Building narratives for change. Entrepreneurs persuade, influence and “sell”. They influence behaviour, showcase social innovation and persuade colleagues (administrators, politicians and citizens) that even in our increasingly blame-driven culture, where civil servants are understandably risk averse, there remains an upside of doing something differently. A great example of this is the UK's annual NHS Change Day. What began as a small initiative now involves thousands of people working across the health service who make an individual commitment to “make one small change” as part of a collective commitment to improve patient care. What begun as a small initiative now involves thousands of people working across the health service on an annual basis.

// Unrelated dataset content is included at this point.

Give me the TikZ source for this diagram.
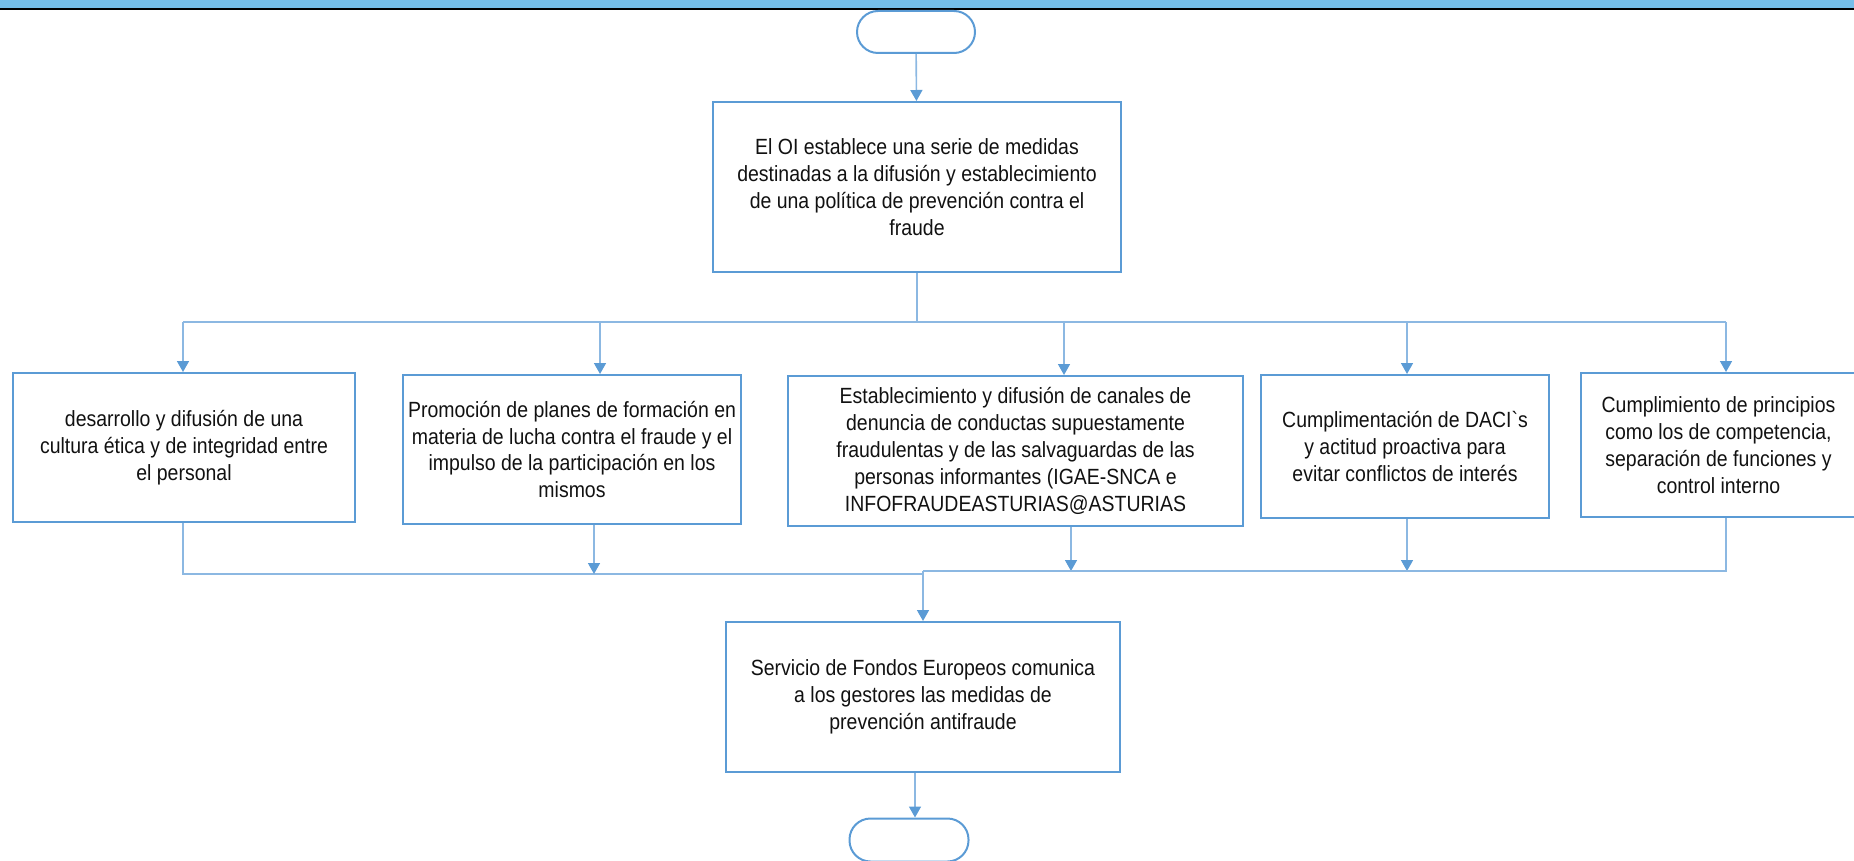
\documentclass[tikz,border=0pt]{standalone}
\usepackage{fontspec}
\newfontfamily\boxfont{Liberation Sans}[FakeStretch=0.885]
\usetikzlibrary{arrows.meta}
\definecolor{boxblue}{HTML}{5B9BD5}
\definecolor{linkblue}{HTML}{8CB8E2}
\definecolor{barblue}{HTML}{75BEE9}
\definecolor{txt}{HTML}{111111}
\begin{document}
\begin{tikzpicture}[x=1pt,y=-1pt,
  stepbox/.style={draw=boxblue,line width=2pt,align=center,inner sep=0pt,
    text=txt,font=\boxfont\fontsize{22}{26.8}\selectfont},
  term/.style={draw=boxblue,line width=2pt,rounded corners=21pt,inner sep=0pt},
  link/.style={draw=linkblue,line width=1.6pt},
  tip/.style={-{Triangle[width=12pt,length=11pt,color=boxblue]}}]
\useasboundingbox (0,0) rectangle (1854,861);
\clip (0,0) rectangle (1854,861);

% header band
\fill[barblue] (0,0) rectangle (1854,8);
\draw[black,line width=2pt] (0,9) -- (1854,9);

% terminals
\node[term,minimum width=118,minimum height=42] (start) at (916,32) {};
\node[term,minimum width=119,minimum height=43] (end) at (909,840) {};

% main boxes
\node[stepbox,minimum width=408,minimum height=170] (top) at (917,187)
  {El OI establece una serie de medidas\\destinadas a la difusión y establecimiento\\de una política de prevención contra el\\fraude};
\node[stepbox,minimum width=342,minimum height=149] (a) at (184,447.5)
  {desarrollo y difusión de una\\cultura ética y de integridad entre\\el personal};
\node[stepbox,minimum width=338,minimum height=149] (b) at (572,449.5)
  {Promoción de planes de formación en\\materia de lucha contra el fraude y el\\impulso de la participación en los\\mismos};
\node[stepbox,minimum width=455,minimum height=150] (c) at (1015.5,451)
  {Establecimiento y difusión de canales de\\denuncia de conductas supuestamente\\fraudulentas y de las salvaguardas de las\\personas informantes (IGAE-SNCA e\\INFOFRAUDEASTURIAS@ASTURIAS};
\node[stepbox,minimum width=288,minimum height=143] (d) at (1405,446.5)
  {Cumplimentación de DACI`s\\y actitud proactiva para\\evitar conflictos de interés};
\node[stepbox,minimum width=275,minimum height=144] (e) at (1718.5,445)
  {Cumplimiento de principios\\como los de competencia,\\separación de funciones y\\control interno};
\node[stepbox,minimum width=394,minimum height=150] (f) at (923,697)
  {Servicio de Fondos Europeos comunica\\a los gestores las medidas de\\prevención antifraude};

% branch points
\coordinate (split) at (917,322);
\coordinate (inA) at (183,322);
\coordinate (inB) at (600,322);
\coordinate (inC) at (1064,322);
\coordinate (inD) at (1407,322);
\coordinate (inE) at (1726,322);
\coordinate (jl) at (923,574);
\coordinate (jr) at (923,571);
\coordinate (mB) at (594,574);
\coordinate (mC) at (1071,571);
\coordinate (mD) at (1407,571);
\coordinate (fo) at (915,0);

% connectors
\draw[link,tip] (start) -- (top);
\draw[link] (top.south) -- (split);
\draw[link] (inA) -- (inE);
\draw[link,tip] (inA) -- (inA |- a.north);
\draw[link,tip] (inB) -- (inB |- b.north);
\draw[link,tip] (inC) -- (inC |- c.north);
\draw[link,tip] (inD) -- (inD |- d.north);
\draw[link,tip] (inE) -- (inE |- e.north);

\draw[link] (inA |- a.south) |- (jl);
\draw[link,tip] (mB |- b.south) -- (mB);
\draw[link,tip] (mC |- c.south) -- (mC);
\draw[link,tip] (mD |- d.south) -- (mD);
\draw[link] (inE |- e.south) |- (jr);
\draw[link,tip] (jr) -- (jr |- f.north);
\draw[link,tip] (fo |- f.south) -- (fo |- end.north);
\end{tikzpicture}
\end{document}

Leveraging new resources. A critical function of the public entrepreneur is to find new ways of financing public service and development interventions. This could mean pooling budgets, looking to public-private partnerships, utilizing digital technology, or experimenting with new models of social finance and impact investment. An example is the development and championing of Social Impact Bonds (SIBs) from within the UK's Cabinet Office, as a means of financing preventative interventions - no silver bullet, but with potential to support innovation in a climate of fiscal austerity.
Focusing on outcomes. Public entrepreneurship is about doing what it takes to get the right outcome, even if that means abandoning traditional career paths and confounding performance expectations. For example, Rwanda's evolving public service reform programme has focused on improvement from the top down, but it has been prepared to subvert traditional hierarchies through citizen-level scrutiny of public service performance and the celebration of entrepreneurial public servants who can drive better outcomes on the ground.

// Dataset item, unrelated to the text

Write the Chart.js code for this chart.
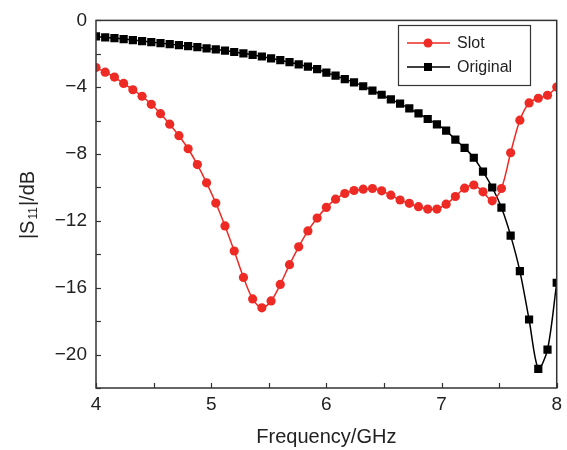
<!DOCTYPE html>
<html>
<head>
<meta charset="utf-8">
<script src="https://cdn.jsdelivr.net/npm/chart.js@4.4.1/dist/chart.umd.min.js"></script>
<style>
  html, body { margin: 0; padding: 0; background: #fff; }
  #wrap { width: 567px; height: 450px; }
</style>
</head>
<body>
<div id="wrap"><canvas id="s11-chart" width="567" height="450"></canvas></div>
<script>
// frequency points, GHz
const freq = [
  4.00, 4.08, 4.16, 4.24, 4.32, 4.40, 4.48, 4.56, 4.64, 4.72, 4.80, 4.88, 4.96,
  5.04, 5.12, 5.20, 5.28, 5.36, 5.44, 5.52, 5.60, 5.68, 5.76, 5.84, 5.92,
  6.00, 6.08, 6.16, 6.24, 6.32, 6.40, 6.48, 6.56, 6.64, 6.72, 6.80, 6.88, 6.96,
  7.04, 7.12, 7.20, 7.28, 7.36, 7.44, 7.52, 7.60, 7.68, 7.76, 7.84, 7.92, 8.00
];
// |S11| in dB
const slotS11 = [
  -2.82, -3.10, -3.39, -3.77, -4.15, -4.54, -5.02, -5.58, -6.21, -6.90, -7.68, -8.63, -9.72,
  -10.93, -12.30, -13.80, -15.38, -16.67, -17.20, -16.79, -15.80, -14.62, -13.55, -12.60, -11.83,
  -11.19, -10.70, -10.36, -10.18, -10.10, -10.06, -10.20, -10.46, -10.75, -10.95, -11.15, -11.29, -11.29,
  -11.00, -10.54, -10.04, -9.85, -10.26, -10.80, -10.06, -7.92, -5.97, -4.94, -4.66, -4.48, -3.99
];
const originalS11 = [
  -0.96, -1.02, -1.06, -1.12, -1.18, -1.24, -1.30, -1.36, -1.42, -1.48, -1.54, -1.60, -1.67,
  -1.74, -1.81, -1.89, -1.97, -2.06, -2.16, -2.27, -2.38, -2.50, -2.63, -2.77, -2.92,
  -3.12, -3.31, -3.51, -3.71, -3.94, -4.20, -4.45, -4.73, -4.98, -5.27, -5.57, -5.90, -6.22,
  -6.60, -7.14, -7.63, -8.22, -9.05, -10.00, -11.20, -12.88, -15.00, -17.90, -20.85, -19.70, -15.70
];
const seriesNames = ["Slot", "Original"];
const xTicks = [4, 5, 6, 7, 8];
const xMinor = [4.5, 5.5, 6.5, 7.5];
const yTicks = [-20, -16, -12, -8, -4, 0];
const yMinor = [-22, -18, -14, -10, -6, -2];

const RED = "#ee2a24";
const FONT = "Arial, 'Liberation Sans', sans-serif";
const TEXT = "#222";

const toPoints = (ys) => ys.map((y, i) => ({ x: freq[i], y: y }));

// frame, inside ticks, legend and axis titles
const framePlugin = {
  id: "frame",
  afterDraw(chart) {
    const ctx = chart.ctx;
    const a = chart.chartArea;
    const xs = chart.scales.x;
    const ys = chart.scales.y;
    ctx.save();
    ctx.strokeStyle = "#333";
    ctx.lineWidth = 1.5;
    ctx.strokeRect(a.left, a.top, a.right - a.left, a.bottom - a.top);

    ctx.lineWidth = 1.2;
    const tickLen = 5;
    xTicks.concat(xMinor).forEach((v) => {
      const px = Math.round(xs.getPixelForValue(v)) + 0.5;
      ctx.beginPath();
      ctx.moveTo(px, a.bottom);
      ctx.lineTo(px, a.bottom - tickLen);
      ctx.stroke();
    });
    yTicks.concat(yMinor).forEach((v) => {
      const py = Math.round(ys.getPixelForValue(v)) + 0.5;
      ctx.beginPath();
      ctx.moveTo(a.left, py);
      ctx.lineTo(a.left + tickLen, py);
      ctx.stroke();
    });

    // x title
    ctx.fillStyle = TEXT;
    ctx.font = "20px " + FONT;
    ctx.textAlign = "center";
    ctx.textBaseline = "middle";
    ctx.fillText("Frequency/GHz", (a.left + a.right) / 2, 437);

    // y title with subscript
    ctx.save();
    ctx.translate(28, 205);
    ctx.rotate(-Math.PI / 2);
    ctx.textAlign = "left";
    ctx.textBaseline = "middle";
    ctx.font = "20px " + FONT;
    const p1 = "|S", p3 = "|/dB";
    ctx.font = "20px " + FONT;
    const w1 = ctx.measureText(p1).width;
    const w3 = ctx.measureText(p3).width;
    ctx.font = "12px " + FONT;
    const w2 = ctx.measureText("11").width;
    let x0 = -(w1 + w2 + w3 + 2) / 2;
    ctx.font = "20px " + FONT;
    ctx.fillText(p1, x0, 0);
    ctx.font = "12px " + FONT;
    ctx.fillText("11", x0 + w1 + 1, 6);
    ctx.font = "20px " + FONT;
    ctx.fillText(p3, x0 + w1 + w2 + 2, 0);
    ctx.restore();

    // legend
    ctx.strokeStyle = "#333";
    ctx.lineWidth = 1.2;
    ctx.strokeRect(398.5, 25.5, 132, 60);
    ctx.font = "16px " + FONT;
    ctx.textAlign = "left";
    ctx.textBaseline = "middle";
    const rows = [43, 67];
    chart.data.datasets.forEach((ds, i) => {
      const y = rows[i];
      ctx.strokeStyle = ds.borderColor;
      ctx.lineWidth = 1.5;
      ctx.beginPath();
      ctx.moveTo(407, y);
      ctx.lineTo(450, y);
      ctx.stroke();
      ctx.fillStyle = ds.backgroundColor;
      if (ds.pointStyle === "rect") {
        ctx.fillRect(424, y - 4, 8, 8);
      } else {
        ctx.beginPath();
        ctx.arc(428, y, 4.5, 0, Math.PI * 2);
        ctx.fill();
      }
      ctx.fillStyle = TEXT;
      ctx.fillText(ds.label, 457, y + 1);
    });
    ctx.restore();
  },
};

const ctx = document.getElementById("s11-chart").getContext("2d");
const myChart = new Chart(ctx, {
  type: "line",
  data: {
    datasets: [
      {
        label: seriesNames[0],
        data: toPoints(slotS11),
        borderColor: RED,
        backgroundColor: RED,
        borderWidth: 1.5,
        pointStyle: "circle",
        pointRadius: 4.6,
        pointBorderWidth: 0,
        tension: 0.3,
        order: 0,
      },
      {
        label: seriesNames[1],
        data: toPoints(originalS11),
        borderColor: "#000",
        backgroundColor: "#000",
        borderWidth: 1.5,
        pointStyle: "rect",
        pointRadius: 5.8,
        pointBorderWidth: 0,
        tension: 0.3,
        order: 1,
      },
    ],
  },
  options: {
    responsive: false,
    animation: false,
    layout: { padding: { top: 16, right: 9, left: 0, bottom: 0 } },
    plugins: {
      legend: { display: false },
      tooltip: { enabled: false },
    },
    scales: {
      x: {
        type: "linear",
        min: 4,
        max: 8,
        afterBuildTicks: (s) => { s.ticks = xTicks.map((v) => ({ value: v })); },
        afterFit: (s) => { s.height = 62; },
        grid: { display: false, drawTicks: false },
        border: { display: false },
        ticks: {
          color: TEXT,
          font: { family: FONT, size: 19 },
          padding: 5,
          maxRotation: 0,
        },
      },
      y: {
        type: "linear",
        min: -22,
        max: 0,
        afterBuildTicks: (s) => { s.ticks = yTicks.map((v) => ({ value: v })); },
        afterFit: (s) => { s.width = 96; },
        grid: { display: false, drawTicks: false },
        border: { display: false },
        ticks: {
          color: TEXT,
          font: { family: FONT, size: 19 },
          padding: 9,
          callback: (v) => (v < 0 ? "\u2212" + Math.abs(v) : String(v)),
        },
      },
    },
  },
  plugins: [framePlugin],
});
</script>
</body>
</html>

Adapting and learning. An appetite for risk is woven deeply into the DNA of entrepreneurs, who are minded to “fail quickly, fail fast and fail cheaply” - an attitude that can feel antithetical to that of the archetypal civil servant. Public entrepreneurs must take this attitude into environments with a human as well as a financial cost, so learning and adapting quickly is vital. International and multilateral development organisations such as the United Nations Development Programme and USAID are taking the notion of “adaptive programming” increasingly seriously, though the agenda has some distance to travel to influence mainstream practice.

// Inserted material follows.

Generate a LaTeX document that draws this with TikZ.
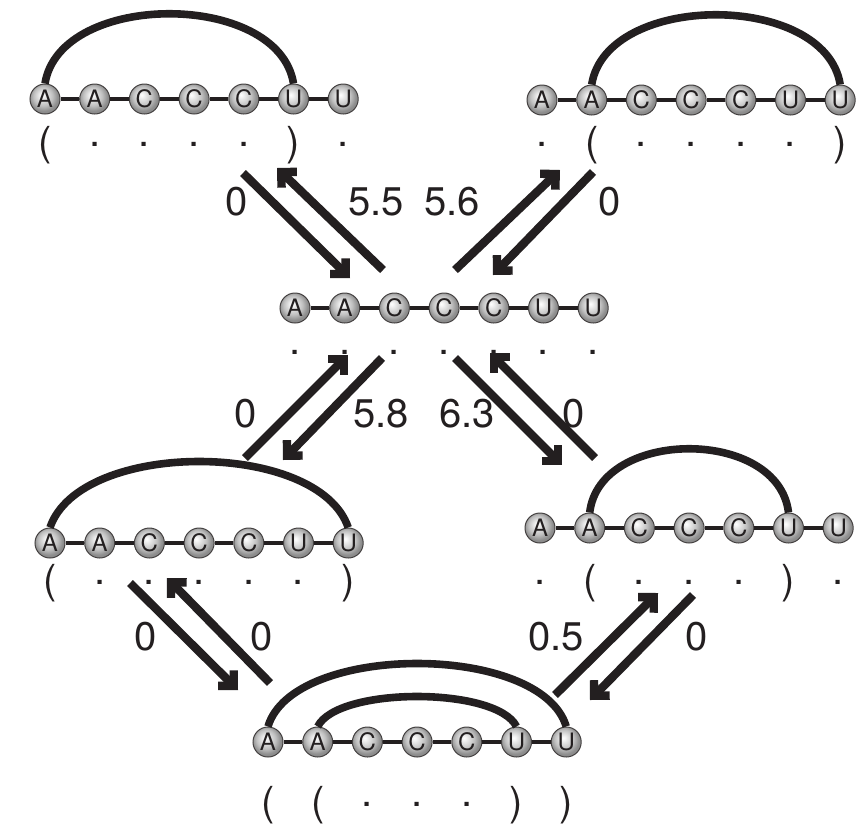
\documentclass[tikz,border=0pt]{standalone}
\usepackage{fontspec}
\setmainfont{TeX Gyre Heros}
\usetikzlibrary{arrows.meta, positioning, calc}
\definecolor{ink}{RGB}{35,31,32}
\pgfdeclareradialshading{bead}{\pgfpoint{-5bp}{7bp}}{%
  color(0bp)=(white); color(3bp)=(white!96!black); color(16bp)=(black!25);
  color(24bp)=(black!45); color(50bp)=(black!45)}
\newcommand{\dbopen}{(}
\newcommand{\dbclose}{)}
\newcommand{\dbdot}{\raisebox{0.22em}{.}}
\tikzset{
  base/.style={circle, inner sep=0pt, minimum size=15pt, draw=ink!85, line width=0.5pt, shading=bead, text=ink, font=\fontsize{12}{14}\selectfont},
  backbone/.style={line width=1.6pt, draw=ink},
  pair/.style={line width=3.8pt, draw=ink},
  bracket/.style={anchor=base, inner sep=0pt, text=ink, font=\fontsize{20}{24}\selectfont},
  rate/.style={inner sep=0pt, text=ink, font=\fontsize{20}{24}\selectfont},
  arrow/.style={line width=4.2pt, draw=ink, -{Straight Barb[length=5.5pt, width=11pt, line join=miter, line cap=butt]}}
}
% seven bases of a strand, the backbone and the bracket line underneath
% #1 name, #2 x of first base, #3 y of bases, #4 baseline of brackets, #5 brackets
\newcommand{\strand}[5]{%
  \foreach \nt [count=\i] in {A,A,C,C,C,U,U}
    \node (#1-\i) [base] at ({#2+49.7*(\i-1)},#3) {\nt};
  \foreach \i [remember=\i as \j (initially 1)] in {2,...,7}
    \draw [backbone] (#1-\j) -- (#1-\i);
  \foreach \s [count=\i] in {#5}
    \node (#1-s\i) [bracket] at ({#2+49.7*(\i-1)},#4) {\s};
}

\begin{document}
\begin{tikzpicture}[x=0.5pt, y=-0.5pt]
  \useasboundingbox (0,0) rectangle (858,837);
  % the six structures
  \strand{tl}{45}{99}{155}{\dbopen,\dbdot,\dbdot,\dbdot,\dbdot,\dbclose,\dbdot}
  \strand{tr}{542}{100}{155}{\dbdot,\dbopen,\dbdot,\dbdot,\dbdot,\dbdot,\dbclose}
  \strand{mid}{295}{308}{363}{\dbdot,\dbdot,\dbdot,\dbdot,\dbdot,\dbdot,\dbdot}
  \strand{bl}{50}{543}{593}{\dbopen,\dbdot,\dbdot,\dbdot,\dbdot,\dbdot,\dbclose}
  \strand{br}{540}{528}{593}{\dbdot,\dbopen,\dbdot,\dbdot,\dbdot,\dbclose,\dbdot}
  \strand{bot}{268}{742}{815}{\dbopen,\dbopen,\dbdot,\dbdot,\dbdot,\dbclose,\dbclose}
  % base pairs
  \draw [pair] (tl-1.north) .. controls +(15,-93) and +(-15,-93) .. (tl-6.north);
  \draw [pair] (tr-2.north) .. controls +(15,-93) and +(-15,-93) .. (tr-7.north);
  \draw [pair] (bl-1.north) .. controls +(30,-88) and +(-30,-88) .. (bl-7.north);
  \draw [pair] (br-2.north) .. controls +(10,-85) and +(-10,-85) .. (br-6.north);
  \draw [pair] (bot-1.north) .. controls +(25,-84) and +(-25,-84) .. (bot-7.north);
  \draw [pair] (bot-2.north) .. controls +(20,-40) and +(-20,-40) .. (bot-6.north);
  % ends of the transition arrows
  \coordinate (tl2mid-s) at (243,173);  \coordinate (tl2mid-e) at (350,278);
  \coordinate (mid2tl-s) at (383,270);  \coordinate (mid2tl-e) at (277,168);
  \coordinate (mid2tr-s) at (455,270);  \coordinate (mid2tr-e) at (560,170);
  \coordinate (tr2mid-s) at (593,172);  \coordinate (tr2mid-e) at (493,275);
  \coordinate (bl2mid-s) at (245,458);  \coordinate (bl2mid-e) at (348,355);
  \coordinate (mid2bl-s) at (382,358);  \coordinate (mid2bl-e) at (283,460);
  \coordinate (mid2br-s) at (455,358);  \coordinate (mid2br-e) at (562,465);
  \coordinate (br2mid-s) at (595,458);  \coordinate (br2mid-e) at (490,353);
  \coordinate (bl2bot-s) at (130,583);  \coordinate (bl2bot-e) at (238,690);
  \coordinate (bot2bl-s) at (270,683);  \coordinate (bot2bl-e) at (167,578);
  \coordinate (bot2br-s) at (555,695);  \coordinate (bot2br-e) at (658,593);
  \coordinate (br2bot-s) at (693,595);  \coordinate (br2bot-e) at (590,700);
  % transitions and their energies
  \draw [arrow] (tl2mid-s) -- (tl2mid-e);
  \draw [arrow] (mid2tl-s) -- (mid2tl-e);
  \draw [arrow] (mid2tr-s) -- (mid2tr-e);
  \draw [arrow] (tr2mid-s) -- (tr2mid-e);
  \draw [arrow] (bl2mid-s) -- (bl2mid-e);
  \draw [arrow] (mid2bl-s) -- (mid2bl-e);
  \draw [arrow] (mid2br-s) -- (mid2br-e);
  \draw [arrow] (br2mid-s) -- (br2mid-e);
  \draw [arrow] (bl2bot-s) -- (bl2bot-e);
  \draw [arrow] (bot2bl-s) -- (bot2bl-e);
  \draw [arrow] (bot2br-s) -- (bot2br-e);
  \draw [arrow] (br2bot-s) -- (br2bot-e);
  \node (e-tl2mid) [rate] at (237,202) {0};
  \node (e-mid2tl) [rate] at (376,202) {5.5};
  \node (e-mid2tr) [rate] at (452,202) {5.6};
  \node (e-tr2mid) [rate] at (610,202) {0};
  \node (e-bl2mid) [rate] at (246,414) {0};
  \node (e-mid2bl) [rate] at (381,414) {5.8};
  \node (e-mid2br) [rate] at (467,414) {6.3};
  \node (e-br2mid) [rate] at (574,414) {0};
  \node (e-bl2bot) [rate] at (146,637) {0};
  \node (e-bot2bl) [rate] at (262,637) {0};
  \node (e-bot2br) [rate] at (556,637) {0.5};
  \node (e-br2bot) [rate] at (697,637) {0};
\end{tikzpicture}
\end{document}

Future challenges - how will the public entrepreneurship agenda develop?
Building government capacity for public innovation. Public entrepreneurs will need to play a particularly important role in the developing world, where the capacity of states to act has been missing, underdeveloped or undermined by corruption. In more mature welfare states, the role of the public entrepreneur will be crucial in continuing to unlock the potential of citizens in the co-design and co=delivery of public services.
Building readiness for collaboration. Working across siloes and sectors is not a natural function of government or civil servants because infrastructure and incentives tend to constrain it. Public entrepreneurs can, as Helen Bevan argues, “rock the boat without tipping it over”, but if they don't prepare their teams and organisations for collaborating at scale, they will struggle to bring innovation into the mainstream.
Leading across the sectors. We have arguably only scratched the surface in terms of the potential of public-private-social sector collaboration (and certainly have many examples of where it has not worked!). Supporting sustainable change in society requires a coalition of actors, and this is where the public entrepreneur can play a convening and mobilising role.